Photo Of The Month September 2011 – Foraging Red Squirrel. Taken: The Yorkshire Dales

I was recently fortunate enough to visit Simon Phillpotts up in the Yorkshire Dales (find out more about Simon at www.wilddales.co.uk).

He’d been very busy building a new red squirrel hide and wanted to give it a test drive. It was getting to be the time of year when the squirrels were starting to get very busy squirreling away (forgive the pun) their nuts for winter. They didn’t stop around for long, and they’re harder to photograph than you might think, but I was lucky to catch this one doing a mission impossible impression.

Southern Hawker

Photo Of The Month August 2011 - Hovering Southern Hawker Dragonfly Taken: Sole Common Pond, West Berkshire

Photo Of The Month August 2011 - Hovering Southern Hawker Dragonfly Taken: Sole Common Pond, West Berkshire

Its late summer and already the weather is feeling very autumnal. I recently visited one of my favourite secluded dragonfly haunts and found the southern hawkers and common darters still zooming about and dancing over the water.

Hawker dragonflies are a fearless and highly competitive dragonfly species. They spend most of their time in flight hunting out smaller insects as prey. They are also highly competitive. It's beautiful to watch them do acrobatic battles with other dragonflies above the water, quite often there are conflicts between several dragonflies at once, reminiscent of a battle of Britain dogfight.

Like most predators. hawker dragonflies are very curious by nature and quite often one would come right up to hover in front of me for a few seconds before "buzzing" me and zooming off again. This shot was quite a challenge - it was taken handheld using manual focusing on my 180mm macro lens.

Poppies at Sunset

Poppies are one of Britain's most iconic flowers. I've been trying to develop my landscape and wildflower photography skills, at times its been an exercise in frustration.

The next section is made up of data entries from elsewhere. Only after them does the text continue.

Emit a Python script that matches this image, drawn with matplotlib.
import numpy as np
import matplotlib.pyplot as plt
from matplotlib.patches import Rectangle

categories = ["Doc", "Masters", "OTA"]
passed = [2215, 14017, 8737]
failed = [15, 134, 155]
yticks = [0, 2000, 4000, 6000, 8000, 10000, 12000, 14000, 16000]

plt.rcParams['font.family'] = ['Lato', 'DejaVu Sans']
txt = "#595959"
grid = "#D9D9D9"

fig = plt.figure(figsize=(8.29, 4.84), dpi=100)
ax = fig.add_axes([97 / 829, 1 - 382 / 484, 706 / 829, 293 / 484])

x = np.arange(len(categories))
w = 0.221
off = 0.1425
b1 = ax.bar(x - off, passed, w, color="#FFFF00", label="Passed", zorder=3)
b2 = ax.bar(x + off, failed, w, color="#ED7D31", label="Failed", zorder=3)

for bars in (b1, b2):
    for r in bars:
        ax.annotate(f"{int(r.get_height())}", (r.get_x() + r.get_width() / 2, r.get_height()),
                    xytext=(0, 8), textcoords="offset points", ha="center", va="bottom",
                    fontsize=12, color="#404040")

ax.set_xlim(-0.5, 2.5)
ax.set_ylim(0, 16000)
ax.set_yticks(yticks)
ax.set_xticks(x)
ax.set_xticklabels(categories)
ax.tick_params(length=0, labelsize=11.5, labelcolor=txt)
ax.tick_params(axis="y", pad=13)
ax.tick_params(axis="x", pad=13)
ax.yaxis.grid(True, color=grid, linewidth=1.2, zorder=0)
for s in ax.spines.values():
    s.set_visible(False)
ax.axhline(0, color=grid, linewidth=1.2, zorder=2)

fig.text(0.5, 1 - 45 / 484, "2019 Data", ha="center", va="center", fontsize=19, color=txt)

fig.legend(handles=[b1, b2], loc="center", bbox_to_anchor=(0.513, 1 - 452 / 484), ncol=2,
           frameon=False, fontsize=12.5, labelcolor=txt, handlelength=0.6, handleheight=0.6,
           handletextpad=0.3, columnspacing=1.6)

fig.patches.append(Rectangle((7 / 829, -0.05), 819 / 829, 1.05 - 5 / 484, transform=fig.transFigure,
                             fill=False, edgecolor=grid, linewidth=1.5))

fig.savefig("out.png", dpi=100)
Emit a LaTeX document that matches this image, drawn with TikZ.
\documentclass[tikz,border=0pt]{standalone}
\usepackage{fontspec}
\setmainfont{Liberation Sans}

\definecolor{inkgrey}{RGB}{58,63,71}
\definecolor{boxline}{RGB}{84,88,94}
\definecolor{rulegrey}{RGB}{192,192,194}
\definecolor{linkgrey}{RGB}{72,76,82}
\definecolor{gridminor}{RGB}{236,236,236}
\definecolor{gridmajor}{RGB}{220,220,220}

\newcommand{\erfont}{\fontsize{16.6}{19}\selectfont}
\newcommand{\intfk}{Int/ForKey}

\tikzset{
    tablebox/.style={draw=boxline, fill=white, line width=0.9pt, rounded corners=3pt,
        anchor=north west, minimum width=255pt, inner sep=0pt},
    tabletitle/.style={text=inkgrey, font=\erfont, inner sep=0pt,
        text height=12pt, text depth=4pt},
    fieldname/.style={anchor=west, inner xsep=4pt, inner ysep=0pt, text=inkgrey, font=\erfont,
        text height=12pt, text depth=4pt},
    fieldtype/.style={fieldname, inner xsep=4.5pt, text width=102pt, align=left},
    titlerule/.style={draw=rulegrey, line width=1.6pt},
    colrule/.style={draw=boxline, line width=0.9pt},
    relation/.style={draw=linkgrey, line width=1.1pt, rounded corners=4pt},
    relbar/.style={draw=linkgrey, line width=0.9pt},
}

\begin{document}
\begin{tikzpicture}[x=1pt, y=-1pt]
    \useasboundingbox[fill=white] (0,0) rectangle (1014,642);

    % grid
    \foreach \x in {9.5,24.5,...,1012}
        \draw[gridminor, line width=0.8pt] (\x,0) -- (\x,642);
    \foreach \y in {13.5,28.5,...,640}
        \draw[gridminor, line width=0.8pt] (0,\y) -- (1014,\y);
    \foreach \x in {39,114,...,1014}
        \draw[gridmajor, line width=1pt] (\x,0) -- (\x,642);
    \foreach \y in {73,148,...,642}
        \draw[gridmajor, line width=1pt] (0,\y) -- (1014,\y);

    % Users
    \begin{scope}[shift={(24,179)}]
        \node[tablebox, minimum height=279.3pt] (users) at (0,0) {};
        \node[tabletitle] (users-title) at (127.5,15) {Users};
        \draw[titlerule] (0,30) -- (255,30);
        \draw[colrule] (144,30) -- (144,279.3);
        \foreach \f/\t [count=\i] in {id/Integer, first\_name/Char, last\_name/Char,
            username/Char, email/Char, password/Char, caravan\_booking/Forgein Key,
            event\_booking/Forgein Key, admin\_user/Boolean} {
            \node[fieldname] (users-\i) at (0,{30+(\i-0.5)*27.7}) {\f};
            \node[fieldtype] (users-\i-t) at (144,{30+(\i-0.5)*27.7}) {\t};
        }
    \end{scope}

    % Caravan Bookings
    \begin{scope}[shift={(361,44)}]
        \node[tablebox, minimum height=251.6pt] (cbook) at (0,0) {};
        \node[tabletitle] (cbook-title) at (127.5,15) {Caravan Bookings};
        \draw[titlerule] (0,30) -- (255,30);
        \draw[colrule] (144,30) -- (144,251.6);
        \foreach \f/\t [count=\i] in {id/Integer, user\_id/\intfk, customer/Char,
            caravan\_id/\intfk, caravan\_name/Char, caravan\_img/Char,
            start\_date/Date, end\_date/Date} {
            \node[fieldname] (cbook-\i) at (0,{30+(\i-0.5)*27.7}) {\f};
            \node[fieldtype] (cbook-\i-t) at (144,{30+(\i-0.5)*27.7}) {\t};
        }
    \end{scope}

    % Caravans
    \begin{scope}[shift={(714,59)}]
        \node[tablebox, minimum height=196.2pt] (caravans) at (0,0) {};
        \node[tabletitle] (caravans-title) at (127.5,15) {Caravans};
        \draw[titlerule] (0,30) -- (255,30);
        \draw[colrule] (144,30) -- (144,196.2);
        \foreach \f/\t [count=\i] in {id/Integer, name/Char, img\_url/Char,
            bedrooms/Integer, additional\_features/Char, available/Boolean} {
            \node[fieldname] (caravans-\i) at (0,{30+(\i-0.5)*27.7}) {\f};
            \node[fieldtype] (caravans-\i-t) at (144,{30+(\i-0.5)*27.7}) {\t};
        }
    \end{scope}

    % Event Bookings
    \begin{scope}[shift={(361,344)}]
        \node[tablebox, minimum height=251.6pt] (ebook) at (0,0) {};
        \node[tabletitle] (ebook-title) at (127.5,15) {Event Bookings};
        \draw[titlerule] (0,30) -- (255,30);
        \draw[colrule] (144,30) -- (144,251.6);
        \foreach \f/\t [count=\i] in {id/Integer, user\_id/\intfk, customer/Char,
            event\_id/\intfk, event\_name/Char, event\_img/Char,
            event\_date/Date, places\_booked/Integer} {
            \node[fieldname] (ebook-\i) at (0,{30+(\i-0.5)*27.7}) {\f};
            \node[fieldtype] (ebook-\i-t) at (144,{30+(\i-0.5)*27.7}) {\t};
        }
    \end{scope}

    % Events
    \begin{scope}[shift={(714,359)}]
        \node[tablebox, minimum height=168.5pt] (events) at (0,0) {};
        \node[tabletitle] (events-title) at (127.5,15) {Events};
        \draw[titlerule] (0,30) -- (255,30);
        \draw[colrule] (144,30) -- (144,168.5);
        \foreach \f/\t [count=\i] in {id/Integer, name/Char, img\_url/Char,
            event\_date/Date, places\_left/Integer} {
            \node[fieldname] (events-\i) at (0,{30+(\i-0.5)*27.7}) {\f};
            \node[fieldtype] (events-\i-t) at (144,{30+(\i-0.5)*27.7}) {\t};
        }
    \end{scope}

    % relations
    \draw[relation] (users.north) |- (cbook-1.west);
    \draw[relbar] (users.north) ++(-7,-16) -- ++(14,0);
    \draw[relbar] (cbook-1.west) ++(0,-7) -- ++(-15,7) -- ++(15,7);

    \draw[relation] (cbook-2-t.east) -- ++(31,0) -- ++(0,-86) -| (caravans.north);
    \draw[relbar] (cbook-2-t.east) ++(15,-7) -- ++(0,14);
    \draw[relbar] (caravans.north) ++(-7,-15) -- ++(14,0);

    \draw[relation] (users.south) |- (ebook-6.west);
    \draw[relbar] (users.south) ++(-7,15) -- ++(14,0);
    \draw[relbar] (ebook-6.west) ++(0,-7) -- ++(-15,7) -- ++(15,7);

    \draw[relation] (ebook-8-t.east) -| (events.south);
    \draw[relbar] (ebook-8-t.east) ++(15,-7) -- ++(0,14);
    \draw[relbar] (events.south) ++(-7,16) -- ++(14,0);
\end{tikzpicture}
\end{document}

One evening I visited a poppy field near my village. Right at the end of twilight after a cloudy sunset the sky suddenly flooded for a brief few moments in vivid pinks and purples. The vivid  colours were so fleeting I only managed to grab three or four shots before the sky faded into twilight .

Photo of the Month July 2011 - “Poppy Field At Dusk”. Taken at Letcombe Basset, Oxfordshire

Fox and Leveret

March may be famous for the "mad March hare" but June is the season for leverets.

You can actually observe "mad March hares" boxing anytime from January into late March when their courtship season comes to an end, but European brown hares live in arable fields surrounding the Ridgeway, South Oxfordshire and across the UK all year round.

After giving birth, Brown hares raise their young in late spring into early summer, but tend to be harder to see at this time of year as the crops have grown much higher, affording the younger hares protection from hunters and a plentiful food supply.

During the daytime hares usually hunker down into their "forms" to conceal themselves. Dawn and dusk are perfect times to watch them. One evening shortly before dusk. I was crouched in a rapeseed field margin watching a young leveret. All of a sudden it reared up on its hind legs, sniffed the air and dived off into the rapeseed crop.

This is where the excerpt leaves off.